160. In my view, what the appellant seeks here is not the development or extension of existing principles. It is the uprooting of a rule embedded for some hundreds of years in the common law, and the creation of an entirely new rule to apply, as the Court sees fit, to a greater or lesser extent. This is not put forward on the basis of any claim of Constitutional right, but purely on the basis that some other courts of other jurisdictions have preferred the policy of the proposed new rule and the argument that this Court is free to follow that policy.

161. This is not what occurred in either Dwyer or MacEoin. Dwyer, in its consideration of the subjective element in self-defence, was based largely on the Supreme Court’s interpretation of the then relatively recently-enacted s.4 of the Criminal Justice Act, 1964 and its implications for the concept of intention. In MacEoin, the Court of Criminal Appeal was also concerned with that section in relation to the proper test for provocation. It disagreed with a number of English authorities on the issue, and in the absence of any Irish authority set out its own formulation intended to accord with that in Dwyer. The case of J.C. was based, as were the preceding decisions in O’Brien and Kenny, on the Supreme Court’s view of the correct Constitutional approach to the relevant rules of evidence. This Court is the final arbiter on Constitutional matters, and has in certain defined circumstances the right to depart from its own earlier decisions.

162. The proposed alteration to the law relating to the exclusion of murder from the defence of duress comes into a very different category. The Court has, in effect, simply been asked to change the common law. In my view the proposed alteration is so fundamental that it could be introduced only by way of legislation.

163. In the circumstances I would answer the questions respectively “Yes” and “No”.

164. This conclusion leaves the case in a somewhat unsatisfactory state. The appellant now stands convicted of both attempted murder and murder of the same person, arising out of the same action. The Court has been informed that he has lodged an appeal against the conviction for attempt, notwithstanding his plea of guilty. The Director consented to enlargement of time for that appeal.

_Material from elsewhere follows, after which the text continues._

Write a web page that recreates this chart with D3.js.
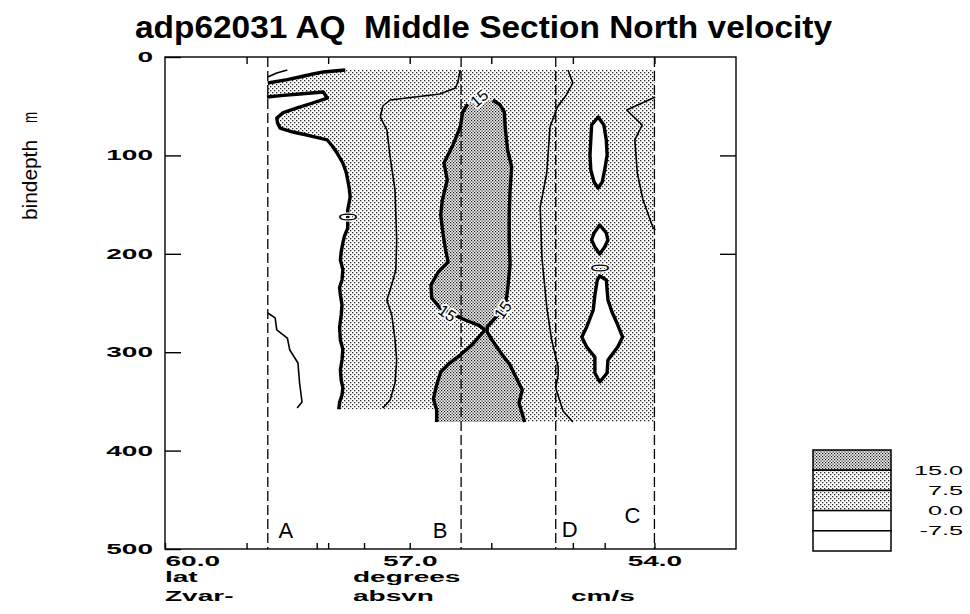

165. It may be that quashing the conviction for attempted murder is the only way to resolve the apparent illogicality of the appellant’s status, and will not lead to any injustice in the case, although I think that it would probably be the first time that the Court of Criminal Appeal has been asked to quash a conviction where the plea of guilty was unquestionably sound and reliable. However, in my view, it should not be presumed that the course of action taken in this case will always be considered appropriate.